More democracy in a crisis, not less

Written by Andrew Duff MEP and published in Liberal Democrat News on Tue 17th Apr 2001

The decision to postpone the election was exasperating for all sorts of practical reasons. Candidates are the worst affected, and I feel for them in particular. Party campaigns and finances are stretched. National and local government officials are thrown. The media is bored. The British public, along with that small bit of the rest of the world that is interested in our politics, just have to be patient.

Yet the postponement is more than a nuisance. It is a political blunder and a constitutional outrage, and when I heard our Westminster leadership drift in behind the Tory and Labour parties to support the postponement, I was disappointed on several counts.

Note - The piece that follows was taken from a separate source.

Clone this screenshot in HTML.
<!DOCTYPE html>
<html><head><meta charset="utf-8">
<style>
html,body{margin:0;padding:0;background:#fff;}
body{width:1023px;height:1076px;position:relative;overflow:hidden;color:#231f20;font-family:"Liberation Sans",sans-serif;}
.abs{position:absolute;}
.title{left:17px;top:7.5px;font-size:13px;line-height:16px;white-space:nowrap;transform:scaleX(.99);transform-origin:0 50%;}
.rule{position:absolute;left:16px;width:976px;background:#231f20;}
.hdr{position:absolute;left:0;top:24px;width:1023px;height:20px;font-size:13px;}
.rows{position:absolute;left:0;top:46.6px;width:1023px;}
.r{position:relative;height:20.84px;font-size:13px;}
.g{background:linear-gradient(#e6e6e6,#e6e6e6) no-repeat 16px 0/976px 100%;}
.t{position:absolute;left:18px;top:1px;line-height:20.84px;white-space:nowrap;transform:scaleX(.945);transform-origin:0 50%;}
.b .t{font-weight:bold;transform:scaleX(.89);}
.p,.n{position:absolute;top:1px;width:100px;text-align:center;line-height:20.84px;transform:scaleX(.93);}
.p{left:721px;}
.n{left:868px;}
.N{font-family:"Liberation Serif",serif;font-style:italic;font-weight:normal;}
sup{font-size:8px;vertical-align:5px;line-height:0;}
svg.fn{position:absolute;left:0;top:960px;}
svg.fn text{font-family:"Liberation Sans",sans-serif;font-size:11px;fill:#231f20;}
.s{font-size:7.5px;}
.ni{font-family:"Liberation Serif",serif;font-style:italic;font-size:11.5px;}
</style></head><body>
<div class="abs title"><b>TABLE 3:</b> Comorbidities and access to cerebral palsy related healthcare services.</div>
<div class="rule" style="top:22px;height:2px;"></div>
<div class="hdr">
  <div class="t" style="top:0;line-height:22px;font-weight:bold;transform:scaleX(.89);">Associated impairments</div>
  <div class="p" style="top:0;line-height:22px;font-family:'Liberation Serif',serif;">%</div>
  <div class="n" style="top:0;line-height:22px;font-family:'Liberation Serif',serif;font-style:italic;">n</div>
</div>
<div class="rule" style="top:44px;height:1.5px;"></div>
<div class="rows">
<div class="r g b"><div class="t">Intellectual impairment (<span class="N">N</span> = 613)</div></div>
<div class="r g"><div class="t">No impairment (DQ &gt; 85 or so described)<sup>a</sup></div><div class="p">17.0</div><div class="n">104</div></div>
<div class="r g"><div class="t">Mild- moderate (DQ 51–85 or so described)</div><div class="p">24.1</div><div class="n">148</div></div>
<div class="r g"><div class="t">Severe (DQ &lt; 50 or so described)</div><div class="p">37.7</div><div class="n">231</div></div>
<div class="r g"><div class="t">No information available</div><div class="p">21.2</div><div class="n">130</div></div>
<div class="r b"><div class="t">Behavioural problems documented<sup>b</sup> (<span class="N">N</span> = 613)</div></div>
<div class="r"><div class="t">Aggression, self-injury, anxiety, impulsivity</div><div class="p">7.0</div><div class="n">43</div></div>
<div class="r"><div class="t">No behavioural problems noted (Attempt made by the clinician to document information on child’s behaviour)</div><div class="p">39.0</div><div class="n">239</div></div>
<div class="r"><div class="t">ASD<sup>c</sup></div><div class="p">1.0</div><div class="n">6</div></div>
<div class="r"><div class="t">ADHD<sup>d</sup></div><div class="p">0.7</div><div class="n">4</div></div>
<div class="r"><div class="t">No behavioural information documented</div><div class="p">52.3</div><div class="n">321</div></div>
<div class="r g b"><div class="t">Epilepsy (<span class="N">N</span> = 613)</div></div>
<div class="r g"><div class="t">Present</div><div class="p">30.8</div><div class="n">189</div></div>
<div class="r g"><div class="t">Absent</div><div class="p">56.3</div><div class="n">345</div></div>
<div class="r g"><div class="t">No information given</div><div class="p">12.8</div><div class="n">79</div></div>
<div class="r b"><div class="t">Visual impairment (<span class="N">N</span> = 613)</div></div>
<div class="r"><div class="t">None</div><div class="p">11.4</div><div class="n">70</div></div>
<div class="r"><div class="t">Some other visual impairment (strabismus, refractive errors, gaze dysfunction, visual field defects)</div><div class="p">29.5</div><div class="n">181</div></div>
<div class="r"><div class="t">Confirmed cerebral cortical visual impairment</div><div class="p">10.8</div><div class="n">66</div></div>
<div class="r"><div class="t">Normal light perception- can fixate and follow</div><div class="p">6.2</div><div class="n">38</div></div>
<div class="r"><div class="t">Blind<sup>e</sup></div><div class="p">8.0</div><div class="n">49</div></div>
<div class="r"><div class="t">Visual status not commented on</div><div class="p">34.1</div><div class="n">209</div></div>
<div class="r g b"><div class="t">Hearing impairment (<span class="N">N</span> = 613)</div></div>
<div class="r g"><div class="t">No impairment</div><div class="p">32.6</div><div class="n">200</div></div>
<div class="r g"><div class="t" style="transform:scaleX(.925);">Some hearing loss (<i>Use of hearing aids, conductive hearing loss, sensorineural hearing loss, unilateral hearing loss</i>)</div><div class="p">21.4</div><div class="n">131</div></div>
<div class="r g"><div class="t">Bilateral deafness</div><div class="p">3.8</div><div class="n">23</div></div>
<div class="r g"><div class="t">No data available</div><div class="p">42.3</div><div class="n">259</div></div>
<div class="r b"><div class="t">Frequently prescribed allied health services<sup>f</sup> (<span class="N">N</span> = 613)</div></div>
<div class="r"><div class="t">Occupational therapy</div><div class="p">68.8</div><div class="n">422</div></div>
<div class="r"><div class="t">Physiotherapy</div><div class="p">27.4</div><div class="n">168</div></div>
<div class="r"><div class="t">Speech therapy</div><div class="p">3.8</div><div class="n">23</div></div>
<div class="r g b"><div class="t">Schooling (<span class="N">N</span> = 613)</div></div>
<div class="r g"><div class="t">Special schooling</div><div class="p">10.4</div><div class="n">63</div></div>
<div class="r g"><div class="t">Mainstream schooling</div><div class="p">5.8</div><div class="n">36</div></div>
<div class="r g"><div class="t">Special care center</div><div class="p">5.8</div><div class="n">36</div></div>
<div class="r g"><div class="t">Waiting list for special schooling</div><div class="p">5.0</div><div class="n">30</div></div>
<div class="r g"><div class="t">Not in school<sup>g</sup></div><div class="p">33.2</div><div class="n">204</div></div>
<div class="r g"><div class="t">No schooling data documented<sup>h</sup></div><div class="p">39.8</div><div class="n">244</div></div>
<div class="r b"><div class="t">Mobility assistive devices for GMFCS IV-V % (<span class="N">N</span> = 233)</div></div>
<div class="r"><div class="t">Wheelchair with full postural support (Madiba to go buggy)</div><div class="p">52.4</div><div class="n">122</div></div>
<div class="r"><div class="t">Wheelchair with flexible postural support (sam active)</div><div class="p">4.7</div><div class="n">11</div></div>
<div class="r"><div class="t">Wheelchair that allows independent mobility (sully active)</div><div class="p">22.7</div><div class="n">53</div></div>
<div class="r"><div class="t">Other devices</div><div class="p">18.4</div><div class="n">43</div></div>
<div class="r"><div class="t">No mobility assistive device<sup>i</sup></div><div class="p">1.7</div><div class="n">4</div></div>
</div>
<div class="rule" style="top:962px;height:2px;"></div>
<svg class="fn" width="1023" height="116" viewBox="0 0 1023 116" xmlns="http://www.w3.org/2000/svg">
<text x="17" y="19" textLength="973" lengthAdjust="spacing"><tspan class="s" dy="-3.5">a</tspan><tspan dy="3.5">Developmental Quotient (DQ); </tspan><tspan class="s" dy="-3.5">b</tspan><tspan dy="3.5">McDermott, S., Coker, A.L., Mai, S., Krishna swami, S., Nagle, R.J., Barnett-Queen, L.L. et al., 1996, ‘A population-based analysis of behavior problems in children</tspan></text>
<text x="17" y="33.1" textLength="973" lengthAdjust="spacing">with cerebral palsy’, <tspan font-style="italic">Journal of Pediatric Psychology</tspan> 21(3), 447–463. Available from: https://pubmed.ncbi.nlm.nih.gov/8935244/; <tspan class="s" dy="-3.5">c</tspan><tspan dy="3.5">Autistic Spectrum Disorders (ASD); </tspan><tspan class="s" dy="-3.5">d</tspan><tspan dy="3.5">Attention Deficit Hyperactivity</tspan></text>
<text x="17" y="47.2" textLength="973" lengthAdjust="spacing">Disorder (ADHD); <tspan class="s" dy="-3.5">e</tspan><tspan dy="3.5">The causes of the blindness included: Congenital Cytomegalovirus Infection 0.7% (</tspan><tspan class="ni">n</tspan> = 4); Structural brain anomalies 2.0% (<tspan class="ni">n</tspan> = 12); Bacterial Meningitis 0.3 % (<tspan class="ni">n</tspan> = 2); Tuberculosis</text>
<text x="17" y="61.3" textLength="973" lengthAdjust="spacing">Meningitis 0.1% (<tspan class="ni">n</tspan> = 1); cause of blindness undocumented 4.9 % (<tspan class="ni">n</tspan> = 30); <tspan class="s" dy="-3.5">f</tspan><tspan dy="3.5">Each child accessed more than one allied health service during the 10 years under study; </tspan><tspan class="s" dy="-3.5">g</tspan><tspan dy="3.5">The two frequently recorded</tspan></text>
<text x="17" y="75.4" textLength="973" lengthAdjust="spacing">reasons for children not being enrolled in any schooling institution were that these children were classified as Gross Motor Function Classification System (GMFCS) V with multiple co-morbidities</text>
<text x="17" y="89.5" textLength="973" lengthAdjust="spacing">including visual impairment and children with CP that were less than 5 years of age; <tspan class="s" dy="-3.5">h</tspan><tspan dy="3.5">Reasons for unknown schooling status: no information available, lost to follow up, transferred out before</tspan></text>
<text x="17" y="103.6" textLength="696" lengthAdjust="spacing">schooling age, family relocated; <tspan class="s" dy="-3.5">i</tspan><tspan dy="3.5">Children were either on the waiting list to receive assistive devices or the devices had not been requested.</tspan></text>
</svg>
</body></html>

Mr Blair's excuse was that he himself wanted to concentrate on foot and mouth. This reveals that he can't trust anyone else in his government to manage the crisis. It also suggests that he thinks that the disease can be brought under control within just five weeks in a fairly clinical manner by deploying the massive power of the state machine. Anyone who knows anything about agriculture laughs at that proposition. "Isolate, cull, clear up!" may be convenient politico-military commands - but they are too simplistic for veterinary science and too crude for farmers for whom social, commercial, ecological and even ethical factors impinge. As the foot and mouth saga continues, indeed, the complexity of the crisis is becoming clearer: vacillation now, vaccination later.

The pretext that the county council elections would have impeded the state's campaign against the disease barely stands up to a moment's serious examination. In fact, we need strong shire councils during an agrarian crisis, not exhausted and often divided administrations with fading mandates. We need more democracy in a crisis, not less.

But my main cause of Easter gloom is the dictatorial powers we give our prime minister and the present incumbent's willingness to exercise them shamelessly for his own perceived advantage. Nowhere else in the democratic world is a leader unencumbered in the choice of date of a parliamentary election. Everywhere else there are constitutional constraints. In mainland Europe and in the US, the dissolution of parliament is one of the most fundamental civil liberties there is. Only in Britain is it not so. Only in Britain is the mandate of parliament and the autonomy of local government the plaything of the prime minister. Let us work to ensure that Mr BlairÕs premiership is shortened and the powers of his successor reduced.